Recently, Andy Warhol’s 1988 “Party Book” landed on my desk and I could not tear myself away. Partly because the how-to-entertain interviews are hysterical: John Waters, discussing plans for throwing his 40th-birthday party at a nursing home in Baltimore, notes that the element of perceived danger is a party bonus. But mostly the book is irresistible because the party throwers and goers are all game for one thing: A sexy good time.

For a fête to be successful, it’s not enough to merely have status-confirming conversations; pheromones must be flying as well. In the event that pithy chat and nuanced flirtation falter, you’d better at least have a story-starting centerpiece on the table.
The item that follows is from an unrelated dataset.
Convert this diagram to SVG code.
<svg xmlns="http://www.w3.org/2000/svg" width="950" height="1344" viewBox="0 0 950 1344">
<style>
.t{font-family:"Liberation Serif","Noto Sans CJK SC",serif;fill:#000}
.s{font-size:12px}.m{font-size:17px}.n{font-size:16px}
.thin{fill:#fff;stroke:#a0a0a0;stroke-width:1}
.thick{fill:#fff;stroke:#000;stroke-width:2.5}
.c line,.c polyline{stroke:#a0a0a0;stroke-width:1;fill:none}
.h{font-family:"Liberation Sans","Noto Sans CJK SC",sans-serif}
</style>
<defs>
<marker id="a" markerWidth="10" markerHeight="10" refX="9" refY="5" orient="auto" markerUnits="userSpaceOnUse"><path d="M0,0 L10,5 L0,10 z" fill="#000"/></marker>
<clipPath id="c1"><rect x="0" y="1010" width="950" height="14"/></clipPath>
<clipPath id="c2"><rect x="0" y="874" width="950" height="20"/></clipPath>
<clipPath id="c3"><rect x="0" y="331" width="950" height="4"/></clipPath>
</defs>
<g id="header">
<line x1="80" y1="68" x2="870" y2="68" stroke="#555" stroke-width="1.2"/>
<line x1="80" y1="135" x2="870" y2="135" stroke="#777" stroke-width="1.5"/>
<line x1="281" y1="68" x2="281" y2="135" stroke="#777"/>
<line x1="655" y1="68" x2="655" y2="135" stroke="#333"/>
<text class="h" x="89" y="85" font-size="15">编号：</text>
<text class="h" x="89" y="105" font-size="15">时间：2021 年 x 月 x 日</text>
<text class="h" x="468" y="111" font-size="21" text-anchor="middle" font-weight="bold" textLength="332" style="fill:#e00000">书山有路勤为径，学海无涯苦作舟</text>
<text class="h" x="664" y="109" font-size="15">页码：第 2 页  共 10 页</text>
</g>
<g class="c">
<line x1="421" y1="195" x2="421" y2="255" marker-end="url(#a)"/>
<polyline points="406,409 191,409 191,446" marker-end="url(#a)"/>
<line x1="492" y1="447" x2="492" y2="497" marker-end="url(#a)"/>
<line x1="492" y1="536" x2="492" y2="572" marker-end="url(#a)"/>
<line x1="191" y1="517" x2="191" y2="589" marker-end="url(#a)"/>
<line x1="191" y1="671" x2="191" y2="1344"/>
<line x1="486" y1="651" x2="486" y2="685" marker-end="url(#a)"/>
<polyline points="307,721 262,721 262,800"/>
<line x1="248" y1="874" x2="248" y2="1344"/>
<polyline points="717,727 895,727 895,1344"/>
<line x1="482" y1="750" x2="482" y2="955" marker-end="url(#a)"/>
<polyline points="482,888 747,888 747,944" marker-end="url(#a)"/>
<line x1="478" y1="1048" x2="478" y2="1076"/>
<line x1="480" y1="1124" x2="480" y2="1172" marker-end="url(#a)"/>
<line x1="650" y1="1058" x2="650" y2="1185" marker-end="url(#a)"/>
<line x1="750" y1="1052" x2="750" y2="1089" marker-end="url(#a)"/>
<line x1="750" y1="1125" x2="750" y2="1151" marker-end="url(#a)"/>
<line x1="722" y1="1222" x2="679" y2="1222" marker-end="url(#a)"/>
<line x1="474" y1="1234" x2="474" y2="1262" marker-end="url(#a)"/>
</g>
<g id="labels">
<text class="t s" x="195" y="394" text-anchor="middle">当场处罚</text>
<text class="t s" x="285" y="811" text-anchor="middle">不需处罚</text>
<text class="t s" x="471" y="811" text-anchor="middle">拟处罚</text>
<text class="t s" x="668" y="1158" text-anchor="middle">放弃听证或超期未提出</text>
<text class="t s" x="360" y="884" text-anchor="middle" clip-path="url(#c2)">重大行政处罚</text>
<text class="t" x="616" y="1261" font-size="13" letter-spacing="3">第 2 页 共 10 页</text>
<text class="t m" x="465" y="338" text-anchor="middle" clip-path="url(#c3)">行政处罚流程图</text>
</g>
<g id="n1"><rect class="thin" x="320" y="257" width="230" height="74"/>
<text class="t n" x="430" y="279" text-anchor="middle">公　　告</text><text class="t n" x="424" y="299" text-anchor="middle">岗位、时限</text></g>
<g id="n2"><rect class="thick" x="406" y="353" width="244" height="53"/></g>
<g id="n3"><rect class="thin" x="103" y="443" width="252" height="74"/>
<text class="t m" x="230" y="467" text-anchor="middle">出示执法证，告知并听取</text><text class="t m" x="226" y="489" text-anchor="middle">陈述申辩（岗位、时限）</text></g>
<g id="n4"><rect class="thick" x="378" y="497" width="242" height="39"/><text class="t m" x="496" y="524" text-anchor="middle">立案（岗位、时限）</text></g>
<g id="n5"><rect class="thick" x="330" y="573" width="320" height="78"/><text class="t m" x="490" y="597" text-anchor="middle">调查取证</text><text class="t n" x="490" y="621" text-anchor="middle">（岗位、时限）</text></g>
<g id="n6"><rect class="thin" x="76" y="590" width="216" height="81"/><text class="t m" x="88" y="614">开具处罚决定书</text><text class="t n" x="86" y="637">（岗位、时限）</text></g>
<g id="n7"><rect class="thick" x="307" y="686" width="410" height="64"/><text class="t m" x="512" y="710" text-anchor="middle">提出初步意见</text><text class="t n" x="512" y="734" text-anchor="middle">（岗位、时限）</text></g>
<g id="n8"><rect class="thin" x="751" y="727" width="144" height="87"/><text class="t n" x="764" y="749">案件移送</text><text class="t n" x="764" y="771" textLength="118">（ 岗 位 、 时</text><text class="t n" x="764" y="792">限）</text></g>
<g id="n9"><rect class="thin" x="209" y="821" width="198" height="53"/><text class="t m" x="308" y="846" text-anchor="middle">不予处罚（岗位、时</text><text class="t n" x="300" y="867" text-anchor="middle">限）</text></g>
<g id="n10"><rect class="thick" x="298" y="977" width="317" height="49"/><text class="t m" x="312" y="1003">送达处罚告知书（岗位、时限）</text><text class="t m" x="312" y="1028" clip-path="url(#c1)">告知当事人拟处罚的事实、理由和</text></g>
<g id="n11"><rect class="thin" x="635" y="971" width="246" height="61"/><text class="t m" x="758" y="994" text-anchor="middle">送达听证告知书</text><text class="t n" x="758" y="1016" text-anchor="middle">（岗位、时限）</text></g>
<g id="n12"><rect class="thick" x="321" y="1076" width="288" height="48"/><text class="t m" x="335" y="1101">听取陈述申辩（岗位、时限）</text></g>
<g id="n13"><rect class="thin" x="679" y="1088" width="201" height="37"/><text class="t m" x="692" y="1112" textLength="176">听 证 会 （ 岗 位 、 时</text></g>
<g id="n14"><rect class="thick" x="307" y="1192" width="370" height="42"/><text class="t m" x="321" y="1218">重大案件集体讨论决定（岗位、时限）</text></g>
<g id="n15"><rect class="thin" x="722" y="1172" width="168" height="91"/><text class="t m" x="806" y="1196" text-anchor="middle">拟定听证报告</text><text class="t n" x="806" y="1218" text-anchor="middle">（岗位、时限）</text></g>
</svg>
Actualizing a holiday party takes prodigious effort (if you are not in the mood to roll up your sleeves, I suggest you put on your best dress and kick up your heels at someone else’s house). The A-game approach is to channel a legendary party thrower like Truman Capote and conspire to make the evening beautiful, bewitching and memorable. That’s not to say you have to be Malcolm Forbes-style extravagant, either. Jeffrey Archer, the best-selling British author, member of parliament and jailbird, was renowned for throwing “at homes” featuring Krug and shepherd’s pie—a flawless combination of high-low. The coveted invitation instructed “regrets only” because everyone usually showed up.